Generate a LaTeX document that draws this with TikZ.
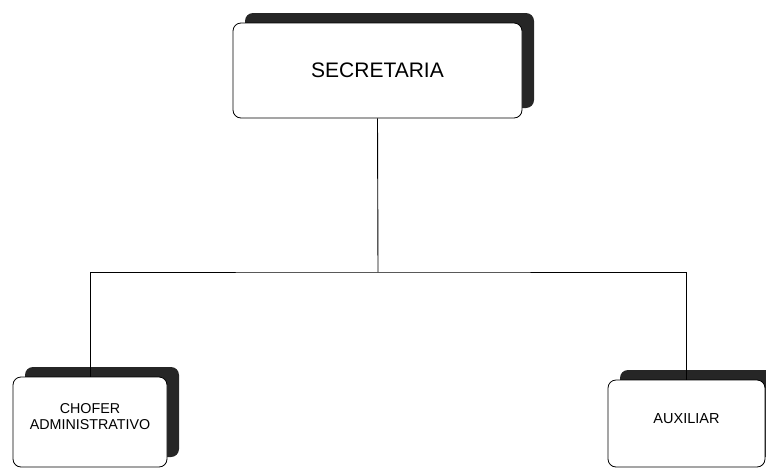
\documentclass[tikz,border=0pt]{standalone}
\usepackage{fontspec}
\setmainfont{Liberation Sans}
\usetikzlibrary{shadows}

\tikzset{
	puesto/.style={draw, thick, rounded corners=8pt, fill=white, align=center,
		general shadow={fill=black!85, shadow xshift=12pt, shadow yshift=10pt}},
	enlace/.style={line width=0.9pt}
}

\begin{document}
\begin{tikzpicture}[x=1pt, y=-1pt]
			
			% page frame
			\useasboundingbox (0,0) rectangle (766,469);
			\clip (0,0) rectangle (766,469);
			
			% boxes
			\node[puesto, minimum width=289pt, minimum height=95pt, font=\fontsize{21}{25}\selectfont]
			(sec) at (377.5,70.5) {SECRETARIA};
			\node[puesto, minimum width=154pt, minimum height=90pt, text depth=10pt, font=\fontsize{14.3}{16}\selectfont]
			(chofer) at (90,422) {CHOFER\\ADMINISTRATIVO};
			\node[puesto, minimum width=157pt, minimum height=87pt, text depth=10pt, font=\fontsize{14.5}{16}\selectfont]
			(aux) at (686.5,423.5) {AUXILIAR};
			
			% branch point
			\coordinate (bus) at (378,272);
			
			% lines
			\draw[enlace] (sec.south) -- (bus);
			\draw[enlace] (chofer.north) |- (bus) -| (aux.north);
			
		\end{tikzpicture}
\end{document}
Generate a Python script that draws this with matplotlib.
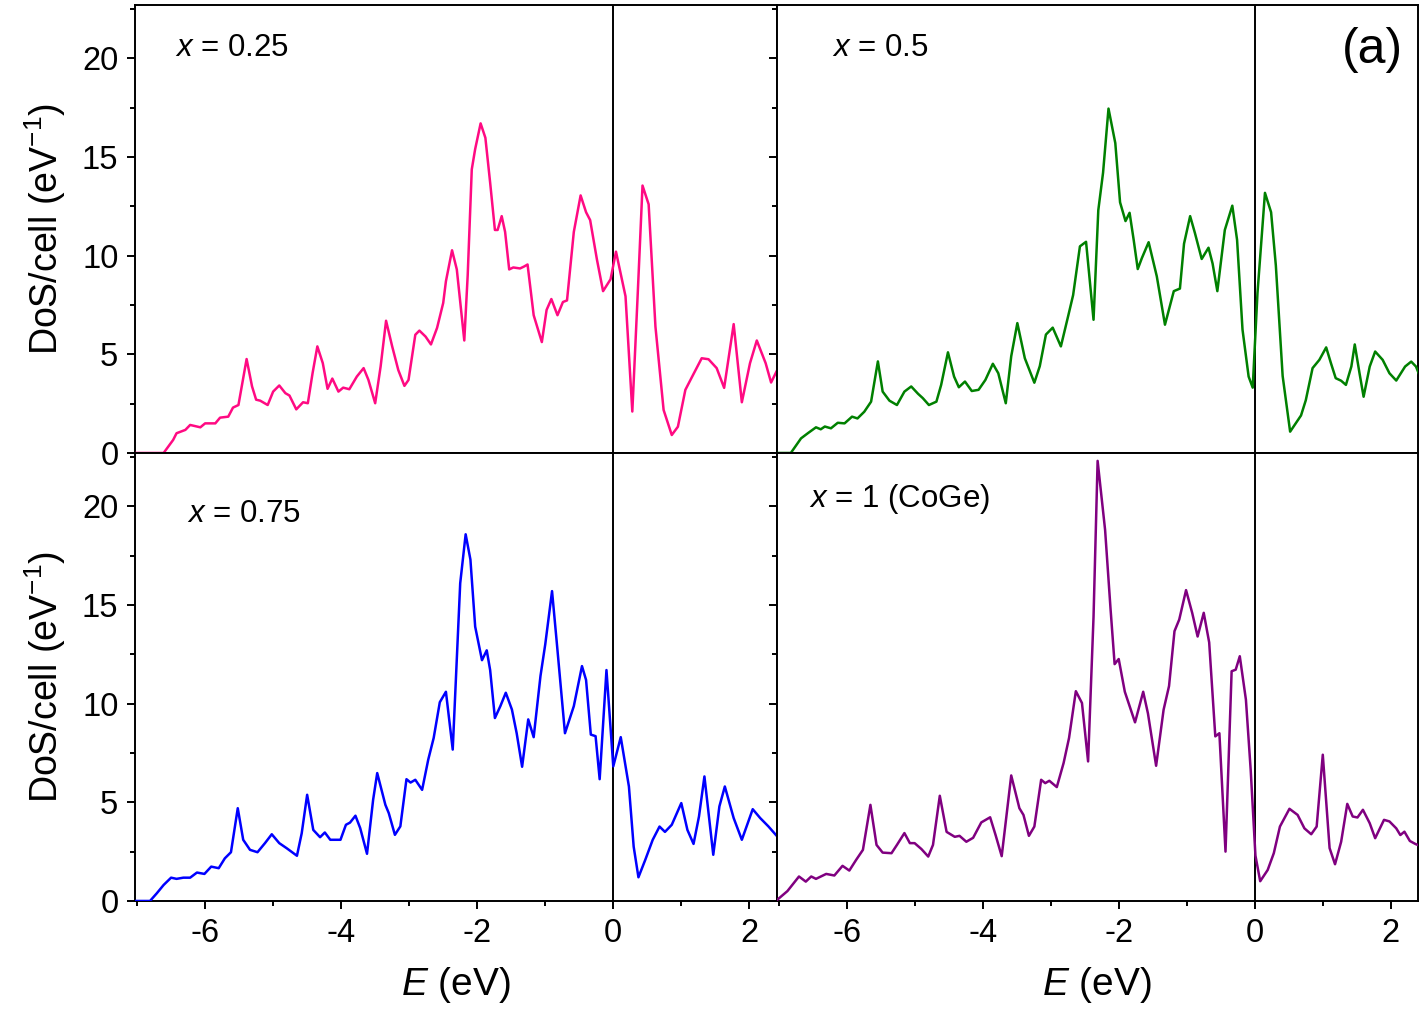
import numpy as np
import matplotlib
matplotlib.use("Agg")
from matplotlib import pyplot as plt
from matplotlib.ticker import MultipleLocator

plt.rcParams['font.family'] = ['Liberation Sans', 'DejaVu Sans']
plt.rcParams['mathtext.fontset'] = 'custom'
plt.rcParams['mathtext.rm'] = 'Liberation Sans'
plt.rcParams['mathtext.it'] = 'Liberation Sans:italic'
plt.rcParams['axes.unicode_minus'] = False

# DoS curves (energy in eV, DoS per cell)
e_025 = [-7.03, -6.61, -6.47, -6.42, -6.29, -6.22, -6.07, -6.0, -5.85, -5.78, -5.66, -5.59, -5.51, -5.39, -5.31,
         -5.25, -5.19, -5.08, -5.0, -4.91, -4.82, -4.76, -4.66, -4.56, -4.49, -4.42, -4.35, -4.27, -4.2, -4.13,
         -4.04, -3.97, -3.88, -3.77, -3.67, -3.6, -3.5, -3.42, -3.34, -3.25, -3.16, -3.07, -3.01, -2.91, -2.85,
         -2.76, -2.68, -2.59, -2.5, -2.46, -2.37, -2.3, -2.19, -2.14, -2.08, -2.03, -1.95, -1.88, -1.81, -1.74,
         -1.70, -1.64, -1.59, -1.53, -1.47, -1.37, -1.31, -1.26, -1.17, -1.05, -0.98, -0.91, -0.82, -0.74, -0.68,
         -0.58, -0.48, -0.40, -0.34, -0.24, -0.15, -0.04, 0.04, 0.18, 0.28, 0.36, 0.43, 0.52, 0.62, 0.74, 0.86,
         0.95, 1.06, 1.16, 1.30, 1.40, 1.52, 1.63, 1.77, 1.89, 2.01, 2.11, 2.24, 2.32, 2.41]
d_025 = [0, 0, 0.66, 1.0, 1.17, 1.42, 1.3, 1.5, 1.5, 1.79, 1.84, 2.3, 2.43, 4.76, 3.37,
         2.7, 2.65, 2.43, 3.11, 3.42, 3.03, 2.91, 2.21, 2.57, 2.52, 4.05, 5.4, 4.55, 3.25, 3.77,
         3.11, 3.31, 3.23, 3.87, 4.3, 3.71, 2.52, 4.38, 6.7, 5.4, 4.2, 3.4, 3.7, 5.99, 6.2,
         5.9, 5.5, 6.34, 7.6, 8.7, 10.27, 9.3, 5.7, 9.0, 14.37, 15.4, 16.7, 15.97, 13.7, 11.3,
         11.3, 12.0, 11.2, 9.3, 9.4, 9.35, 9.45, 9.55, 6.98, 5.62, 7.25, 7.8, 6.98, 7.65, 7.73,
         11.2, 13.05, 12.2, 11.8, 9.8, 8.2, 8.8, 10.2, 7.94, 2.1, 8.1, 13.55, 12.6, 6.4, 2.18, 0.91,
         1.33, 3.2, 3.87, 4.8, 4.75, 4.3, 3.3, 6.53, 2.57, 4.55, 5.7, 4.55, 3.57, 4.2]

e_05 = [-7.03, -6.82, -6.67, -6.57, -6.45, -6.38, -6.32, -6.23, -6.13, -6.03, -5.92, -5.84, -5.74, -5.64, -5.54,
        -5.47, -5.37, -5.26, -5.15, -5.05, -4.95, -4.88, -4.79, -4.68, -4.61, -4.51, -4.42, -4.35, -4.26, -4.16,
        -4.06, -3.96, -3.85, -3.77, -3.66, -3.58, -3.49, -3.38, -3.24, -3.16, -3.07, -2.97, -2.85, -2.74, -2.67,
        -2.57, -2.48, -2.37, -2.30, -2.23, -2.15, -2.05, -1.98, -1.90, -1.84, -1.78, -1.72, -1.66, -1.56, -1.44,
        -1.32, -1.19, -1.10, -1.04, -0.95, -0.88, -0.78, -0.68, -0.62, -0.55, -0.44, -0.33, -0.26, -0.18, -0.09,
        -0.03, 0.04, 0.15, 0.24, 0.31, 0.41, 0.52, 0.68, 0.75, 0.85, 0.95, 1.05, 1.12, 1.19, 1.27, 1.34, 1.42,
        1.47, 1.54, 1.60, 1.69, 1.77, 1.88, 1.98, 2.08, 2.21, 2.30, 2.37, 2.45]
d_05 = [0, 0, 0.74, 1.0, 1.3, 1.2, 1.34, 1.25, 1.53, 1.5, 1.84, 1.75, 2.09, 2.6, 4.64,
        3.11, 2.65, 2.43, 3.11, 3.37, 3.0, 2.78, 2.43, 2.6, 3.45, 5.1, 3.87, 3.33, 3.62, 3.14,
        3.2, 3.7, 4.52, 4.04, 2.52, 4.9, 6.58, 4.8, 3.56, 4.4, 6.0, 6.35, 5.4, 6.98, 8.0,
        10.47, 10.7, 6.75, 12.3, 14.2, 17.45, 15.7, 12.7, 11.75, 12.17, 10.8, 9.32, 9.87, 10.68, 8.95,
        6.5, 8.2, 8.33, 10.6, 12.0, 11.15, 9.83, 10.4, 9.6, 8.2, 11.3, 12.53, 10.8, 6.25, 3.87,
        3.31, 8.1, 13.18, 12.2, 9.5, 3.9, 1.08, 1.9, 2.67, 4.3, 4.72, 5.35, 4.55, 3.79, 3.66, 3.45, 4.38,
        5.5, 4.04, 2.85, 4.38, 5.14, 4.72, 4.04, 3.67, 4.38, 4.63, 4.38, 3.7]

e_075 = [-7.03, -6.81, -6.71, -6.61, -6.50, -6.42, -6.32, -6.22, -6.12, -6.01, -5.91, -5.80, -5.71, -5.62, -5.52,
         -5.44, -5.34, -5.23, -5.12, -5.02, -4.91, -4.80, -4.65, -4.58, -4.50, -4.41, -4.31, -4.24, -4.16, -4.01,
         -3.93, -3.87, -3.79, -3.72, -3.62, -3.53, -3.47, -3.35, -3.30, -3.21, -3.13, -3.04, -2.98, -2.91, -2.81,
         -2.72, -2.64, -2.55, -2.46, -2.36, -2.25, -2.17, -2.10, -2.03, -1.93, -1.86, -1.81, -1.74, -1.66, -1.58,
         -1.49, -1.42, -1.34, -1.25, -1.17, -1.07, -1.00, -0.90, -0.83, -0.71, -0.58, -0.46, -0.40, -0.33, -0.26,
         -0.20, -0.10, 0.0, 0.11, 0.23, 0.30, 0.37, 0.47, 0.58, 0.68, 0.76, 0.86, 1.0, 1.09, 1.18, 1.26, 1.34,
         1.47, 1.56, 1.64, 1.77, 1.89, 2.05, 2.16, 2.28, 2.41]
d_075 = [0, 0, 0.39, 0.81, 1.18, 1.12, 1.18, 1.18, 1.44, 1.37, 1.74, 1.66, 2.16, 2.47, 4.7,
         3.1, 2.59, 2.47, 2.93, 3.38, 2.93, 2.67, 2.29, 3.43, 5.38, 3.6, 3.23, 3.47, 3.1, 3.1,
         3.86, 3.97, 4.32, 3.69, 2.39, 5.13, 6.48, 4.87, 4.45, 3.35, 3.78, 6.17, 6.0, 6.14, 5.63,
         7.16, 8.26, 10.07, 10.6, 7.67, 16.1, 18.58, 17.3, 13.9, 12.2, 12.7, 11.7, 9.27, 9.87, 10.55,
         9.7, 8.5, 6.8, 9.2, 8.3, 11.4, 13.0, 15.7, 13.08, 8.5, 9.87, 11.9, 11.2, 8.43, 8.35,
         6.17, 11.7, 6.82, 8.3, 5.8, 2.75, 1.2, 2.08, 3.1, 3.77, 3.5, 3.86, 4.96, 3.6, 2.89, 4.28, 6.31,
         2.34, 4.79, 5.8, 4.2, 3.1, 4.65, 4.2, 3.78, 3.27]

e_1 = [-7.04, -6.87, -6.70, -6.60, -6.52, -6.45, -6.30, -6.18, -6.06, -5.96, -5.86, -5.76, -5.65, -5.56, -5.47,
       -5.34, -5.26, -5.15, -5.07, -5.0, -4.90, -4.80, -4.73, -4.63, -4.53, -4.41, -4.34, -4.24, -4.14, -4.02,
       -3.89, -3.81, -3.72, -3.58, -3.46, -3.40, -3.32, -3.24, -3.14, -3.08, -3.02, -2.91, -2.81, -2.73, -2.63,
       -2.54, -2.45, -2.37, -2.31, -2.20, -2.12, -2.06, -2.00, -1.91, -1.76, -1.64, -1.57, -1.45, -1.34, -1.26,
       -1.18, -1.11, -1.01, -0.92, -0.84, -0.75, -0.67, -0.58, -0.52, -0.43, -0.34, -0.28, -0.22, -0.13, -0.06,
       0.01, 0.08, 0.19, 0.28, 0.37, 0.51, 0.63, 0.73, 0.83, 0.91, 1.00, 1.10, 1.18, 1.27, 1.36, 1.44, 1.51,
       1.59, 1.69, 1.77, 1.90, 1.98, 2.08, 2.14, 2.20, 2.28, 2.36, 2.45]
d_1 = [0, 0.5, 1.24, 0.98, 1.24, 1.12, 1.37, 1.29, 1.78, 1.54, 2.08, 2.59, 4.87, 2.84, 2.45,
       2.42, 2.84, 3.44, 2.93, 2.93, 2.63, 2.25, 2.84, 5.33, 3.5, 3.25, 3.3, 3.0, 3.2, 3.98,
       4.24, 3.34, 2.27, 6.36, 4.7, 4.36, 3.3, 3.77, 6.14, 5.97, 6.09, 5.77, 6.99, 8.26, 10.63,
       10.03, 7.07, 14.4, 22.3, 18.8, 14.8, 12.0, 12.26, 10.6, 9.05, 10.6, 9.5, 6.85, 9.69, 10.89,
       13.67, 14.26, 15.75, 14.6, 13.4, 14.6, 13.1, 8.34, 8.5, 2.5, 11.64, 11.72, 12.4, 10.2, 6.65,
       2.3, 1.0, 1.57, 2.42, 3.77, 4.67, 4.36, 3.68, 3.38, 3.77, 7.41, 2.68, 1.86, 3.0, 4.92, 4.28, 4.23,
       4.62, 3.94, 3.18, 4.11, 4.03, 3.68, 3.34, 3.51, 3.04, 2.89, 2.76]

labels = [r'$x$ = 0.25', r'$x$ = 0.5', r'$x$ = 0.75', r'$x$ = 1 (CoGe)']
colors = ['#ff0a82', '#008000', '#0000ff', '#800080']
energies = [e_025, e_05, e_075, e_1]
dos = [d_025, d_05, d_075, d_1]
label_pos = [(0.062, 0.905), (0.086, 0.905), (0.081, 0.864), (0.05, 0.897)]

fig, axes = plt.subplots(2, 2, figsize=(14.23, 10.17), dpi=100, sharex=True, sharey=True)
fig.subplots_adjust(left=0.0949, right=0.9965, top=0.9951, bottom=0.1141, wspace=0, hspace=0)

for i, ax in enumerate(axes.flat):
    ax.plot(energies[i], dos[i], color=colors[i], lw=1.8, zorder=3, solid_joinstyle='round')
    ax.axvline(0, color='black', lw=1.4)
    ax.set_xlim(-7.03, 2.4)
    ax.set_ylim(0, 22.7)
    ax.xaxis.set_major_locator(MultipleLocator(2))
    ax.xaxis.set_minor_locator(MultipleLocator(1))
    ax.yaxis.set_major_locator(MultipleLocator(5))
    ax.yaxis.set_minor_locator(MultipleLocator(2.5))
    ax.tick_params(which='major', direction='out', length=6, width=1.4, labelsize=23.5, pad=6)
    ax.tick_params(which='minor', direction='out', length=3.5, width=1.4)
    for s in ax.spines.values():
        s.set_linewidth(1.4)
    ax.text(label_pos[i][0], label_pos[i][1], labels[i], transform=ax.transAxes,
            fontsize=22.5, ha='left', va='center')

for ax in axes[:, 0]:
    ax.set_ylabel(r'DoS/cell (eV$^{\mathregular{-1}}$)', fontsize=27, labelpad=10)
for ax in axes[1, :]:
    ax.set_xlabel(r'$E$ (eV)', fontsize=28, labelpad=12)

axes[0, 1].text(0.977, 0.9, '(a)', transform=axes[0, 1].transAxes, fontsize=36, ha='right', va='center')

fig.savefig('out.png', dpi=100)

SHORT TASK ::
The lines from the top of the data above through the one holding "from matplotlib.ticker import MultipleLocator" are to be repeated exactly, and only those, with no pictures.

COMPLETE ANSWER ::
Generate a LaTeX document that draws this with TikZ.
\documentclass[tikz,border=0pt]{standalone}
\usepackage{fontspec}
\setmainfont{Liberation Sans}
\usetikzlibrary{shadows}

\tikzset{
	puesto/.style={draw, thick, rounded corners=8pt, fill=white, align=center,
		general shadow={fill=black!85, shadow xshift=12pt, shadow yshift=10pt}},
	enlace/.style={line width=0.9pt}
}

\begin{document}
\begin{tikzpicture}[x=1pt, y=-1pt]
			
			% page frame
			\useasboundingbox (0,0) rectangle (766,469);
			\clip (0,0) rectangle (766,469);
			
			% boxes
			\node[puesto, minimum width=289pt, minimum height=95pt, font=\fontsize{21}{25}\selectfont]
			(sec) at (377.5,70.5) {SECRETARIA};
			\node[puesto, minimum width=154pt, minimum height=90pt, text depth=10pt, font=\fontsize{14.3}{16}\selectfont]
			(chofer) at (90,422) {CHOFER\\ADMINISTRATIVO};
			\node[puesto, minimum width=157pt, minimum height=87pt, text depth=10pt, font=\fontsize{14.5}{16}\selectfont]
			(aux) at (686.5,423.5) {AUXILIAR};
			
			% branch point
			\coordinate (bus) at (378,272);
			
			% lines
			\draw[enlace] (sec.south) -- (bus);
			\draw[enlace] (chofer.north) |- (bus) -| (aux.north);
			
		\end{tikzpicture}
\end{document}
Generate a Python script that draws this with matplotlib.
import numpy as np
import matplotlib
matplotlib.use("Agg")
from matplotlib import pyplot as plt
from matplotlib.ticker import MultipleLocator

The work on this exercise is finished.